--- START OF DATA SHOWN ---

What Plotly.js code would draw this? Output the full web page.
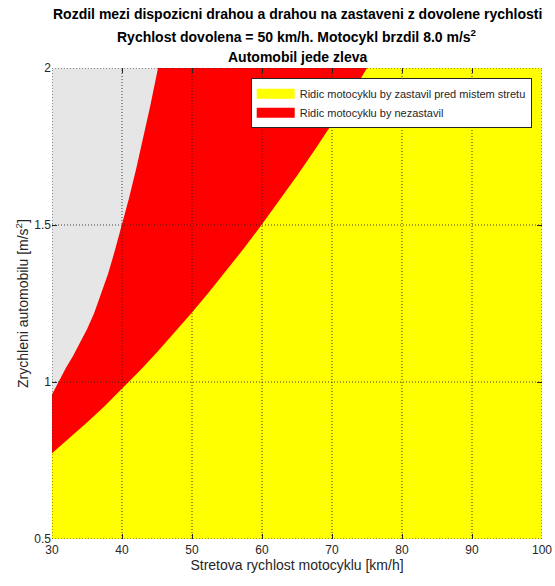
<!DOCTYPE html>
<html>
<head>
<meta charset="utf-8">
<script src="https://cdn.plot.ly/plotly-3.0.1.min.js"></script>
<style>
  html, body { margin: 0; padding: 0; background: #fff; }
  #chart { width: 555px; height: 586px; }
</style>
</head>
<body>
<div id="chart"></div>
<script>
// Boundary between "would stop" (yellow) and "would not stop" (red):
// motorcycle speed [km/h] vs. car acceleration [m/s^2]
const stopSpeed = [30, 32.5, 35, 37.5, 40, 42.5, 45, 47.5, 50, 52.5, 55, 57.5, 60,
                   62.5, 65, 67.5, 70, 72.5, 75, 100];
const stopAccel = [0.773, 0.821, 0.871, 0.923, 0.978, 1.035, 1.095, 1.157, 1.221, 1.288, 1.357, 1.428, 1.502,
                   1.578, 1.657, 1.738, 1.821, 1.907, 2.0, 2.0];

// Upper edge of the red area (beyond it the region is left empty)
const noStopSpeed = [30, 31, 32, 33, 34, 35, 36, 37, 38, 39, 40, 41, 42, 43, 44, 45, 45.15, 100];
const noStopAccel = [0.96, 1.005, 1.045, 1.083, 1.124, 1.168, 1.218, 1.278, 1.344, 1.42, 1.5,
                     1.585, 1.677, 1.774, 1.876, 1.984, 2.0, 2.0];

const xTicks = [30, 40, 50, 60, 70, 80, 90, 100];
const yTicks = [0.5, 1, 1.5, 2];

const titleLines = [
  'Rozdil mezi dispozicni drahou a drahou na zastaveni z dovolene rychlosti',
  'Rychlost dovolena = 50 km/h. Motocykl brzdil 8.0 m/s<sup>2</sup>',
  'Automobil jede zleva'
];
const legendNames = [
  'Ridic motocyklu by zastavil pred mistem stretu',
  'Ridic motocyklu by nezastavil'
];
const areaColors = ['#ffff00', '#ff0000'];

const FONT = 'Liberation Sans, Arial, Helvetica, sans-serif';
const AXC = '#262626';

const traces = [
  {
    x: noStopSpeed, y: noStopAccel, type: 'scatter', mode: 'lines',
    fill: 'tozeroy', fillcolor: areaColors[1], line: {width: 0, color: areaColors[1]},
    showlegend: false, hoverinfo: 'skip'
  },
  {
    x: stopSpeed, y: stopAccel, type: 'scatter', mode: 'lines',
    fill: 'tozeroy', fillcolor: areaColors[0], line: {width: 0, color: areaColors[0]},
    showlegend: false, hoverinfo: 'skip'
  },
  // legend swatches for the two areas
  ...legendNames.map((name, i) => ({
    x: [null], y: [null], type: 'scatter', mode: 'lines',
    line: {width: 10, color: areaColors[i]},
    name: name, legendrank: i + 1, hoverinfo: 'skip'
  }))
];

// dotted grid drawn over the filled areas
const gridLine = {color: 'rgba(30,30,30,0.85)', width: 1, dash: '1px,2px'};
const shapes = [];
xTicks.forEach(v => shapes.push({type: 'line', layer: 'above', xref: 'x', yref: 'paper',
  x0: v, x1: v, y0: 0, y1: 1, line: gridLine}));
yTicks.forEach(v => shapes.push({type: 'line', layer: 'above', xref: 'paper', yref: 'y',
  x0: 0, x1: 1, y0: v, y1: v, line: gridLine}));

const titleY = [1.114, 1.068, 1.024];
const annotations = titleLines.map((t, i) => ({
  text: '<b>' + t + '</b>', xref: 'paper', yref: 'paper', x: 0.5, y: titleY[i],
  xanchor: 'center', yanchor: 'middle', showarrow: false,
  font: {family: FONT, size: 14, color: '#000'}
}));

const layout = {
  width: 555, height: 586,
  margin: {l: 52, r: 13, t: 68, b: 47},
  paper_bgcolor: '#ffffff',
  plot_bgcolor: '#e6e6e6',
  font: {family: FONT, size: 12, color: AXC},
  showlegend: true,
  legend: {
    x: 0.979, y: 0.978, xanchor: 'right', yanchor: 'top',
    bgcolor: '#ffffff', bordercolor: AXC, borderwidth: 1,
    font: {family: FONT, size: 11, color: AXC},
    itemwidth: 38, tracegroupgap: 0
  },
  xaxis: {
    range: [30, 100], tickvals: xTicks, ticktext: xTicks.map(String),
    showgrid: false, zeroline: false, showline: false,
    ticks: 'inside', ticklen: 5, tickcolor: AXC, mirror: 'ticks',
    layer: 'above traces', tickfont: {size: 12, color: AXC}, ticklabelstandoff: 2,
    title: {text: 'Stretova rychlost motocyklu [km/h]', font: {size: 14, color: AXC}, standoff: 4}
  },
  yaxis: {
    range: [0.5, 2], tickvals: yTicks, ticktext: yTicks.map(String),
    showgrid: false, zeroline: false, showline: false,
    ticks: 'inside', ticklen: 5, tickcolor: AXC, mirror: 'ticks',
    layer: 'above traces', tickfont: {size: 12, color: AXC},
    title: {text: 'Zrychleni automobilu [m/s<sup>2</sup>]', font: {size: 14, color: AXC}, standoff: 2}
  },
  shapes: shapes,
  annotations: annotations
};

Plotly.newPlot('chart', traces, layout, {displayModeBar: false, staticPlot: true});
</script>
</body>
</html>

--- END OF DATA SHOWN ---

▶ [INSTRUCTIONS FOR THE TASK] Make an exact copy of the whole listing, but don't bring over any pictures.

▶ [WRITTEN ANSWER]
What Plotly.js code would draw this? Output the full web page.
<!DOCTYPE html>
<html>
<head>
<meta charset="utf-8">
<script src="https://cdn.plot.ly/plotly-3.0.1.min.js"></script>
<style>
  html, body { margin: 0; padding: 0; background: #fff; }
  #chart { width: 555px; height: 586px; }
</style>
</head>
<body>
<div id="chart"></div>
<script>
// Boundary between "would stop" (yellow) and "would not stop" (red):
// motorcycle speed [km/h] vs. car acceleration [m/s^2]
const stopSpeed = [30, 32.5, 35, 37.5, 40, 42.5, 45, 47.5, 50, 52.5, 55, 57.5, 60,
                   62.5, 65, 67.5, 70, 72.5, 75, 100];
const stopAccel = [0.773, 0.821, 0.871, 0.923, 0.978, 1.035, 1.095, 1.157, 1.221, 1.288, 1.357, 1.428, 1.502,
                   1.578, 1.657, 1.738, 1.821, 1.907, 2.0, 2.0];

// Upper edge of the red area (beyond it the region is left empty)
const noStopSpeed = [30, 31, 32, 33, 34, 35, 36, 37, 38, 39, 40, 41, 42, 43, 44, 45, 45.15, 100];
const noStopAccel = [0.96, 1.005, 1.045, 1.083, 1.124, 1.168, 1.218, 1.278, 1.344, 1.42, 1.5,
                     1.585, 1.677, 1.774, 1.876, 1.984, 2.0, 2.0];

const xTicks = [30, 40, 50, 60, 70, 80, 90, 100];
const yTicks = [0.5, 1, 1.5, 2];

const titleLines = [
  'Rozdil mezi dispozicni drahou a drahou na zastaveni z dovolene rychlosti',
  'Rychlost dovolena = 50 km/h. Motocykl brzdil 8.0 m/s<sup>2</sup>',
  'Automobil jede zleva'
];
const legendNames = [
  'Ridic motocyklu by zastavil pred mistem stretu',
  'Ridic motocyklu by nezastavil'
];
const areaColors = ['#ffff00', '#ff0000'];

const FONT = 'Liberation Sans, Arial, Helvetica, sans-serif';
const AXC = '#262626';

const traces = [
  {
    x: noStopSpeed, y: noStopAccel, type: 'scatter', mode: 'lines',
    fill: 'tozeroy', fillcolor: areaColors[1], line: {width: 0, color: areaColors[1]},
    showlegend: false, hoverinfo: 'skip'
  },
  {
    x: stopSpeed, y: stopAccel, type: 'scatter', mode: 'lines',
    fill: 'tozeroy', fillcolor: areaColors[0], line: {width: 0, color: areaColors[0]},
    showlegend: false, hoverinfo: 'skip'
  },
  // legend swatches for the two areas
  ...legendNames.map((name, i) => ({
    x: [null], y: [null], type: 'scatter', mode: 'lines',
    line: {width: 10, color: areaColors[i]},
    name: name, legendrank: i + 1, hoverinfo: 'skip'
  }))
];

// dotted grid drawn over the filled areas
const gridLine = {color: 'rgba(30,30,30,0.85)', width: 1, dash: '1px,2px'};
const shapes = [];
xTicks.forEach(v => shapes.push({type: 'line', layer: 'above', xref: 'x', yref: 'paper',
  x0: v, x1: v, y0: 0, y1: 1, line: gridLine}));
yTicks.forEach(v => shapes.push({type: 'line', layer: 'above', xref: 'paper', yref: 'y',
  x0: 0, x1: 1, y0: v, y1: v, line: gridLine}));

const titleY = [1.114, 1.068, 1.024];
const annotations = titleLines.map((t, i) => ({
  text: '<b>' + t + '</b>', xref: 'paper', yref: 'paper', x: 0.5, y: titleY[i],
  xanchor: 'center', yanchor: 'middle', showarrow: false,
  font: {family: FONT, size: 14, color: '#000'}
}));

const layout = {
  width: 555, height: 586,
  margin: {l: 52, r: 13, t: 68, b: 47},
  paper_bgcolor: '#ffffff',
  plot_bgcolor: '#e6e6e6',
  font: {family: FONT, size: 12, color: AXC},
  showlegend: true,
  legend: {
    x: 0.979, y: 0.978, xanchor: 'right', yanchor: 'top',
    bgcolor: '#ffffff', bordercolor: AXC, borderwidth: 1,
    font: {family: FONT, size: 11, color: AXC},
    itemwidth: 38, tracegroupgap: 0
  },
  xaxis: {
    range: [30, 100], tickvals: xTicks, ticktext: xTicks.map(String),
    showgrid: false, zeroline: false, showline: false,
    ticks: 'inside', ticklen: 5, tickcolor: AXC, mirror: 'ticks',
    layer: 'above traces', tickfont: {size: 12, color: AXC}, ticklabelstandoff: 2,
    title: {text: 'Stretova rychlost motocyklu [km/h]', font: {size: 14, color: AXC}, standoff: 4}
  },
  yaxis: {
    range: [0.5, 2], tickvals: yTicks, ticktext: yTicks.map(String),
    showgrid: false, zeroline: false, showline: false,
    ticks: 'inside', ticklen: 5, tickcolor: AXC, mirror: 'ticks',
    layer: 'above traces', tickfont: {size: 12, color: AXC},
    title: {text: 'Zrychleni automobilu [m/s<sup>2</sup>]', font: {size: 14, color: AXC}, standoff: 2}
  },
  shapes: shapes,
  annotations: annotations
};

Plotly.newPlot('chart', traces, layout, {displayModeBar: false, staticPlot: true});
</script>
</body>
</html>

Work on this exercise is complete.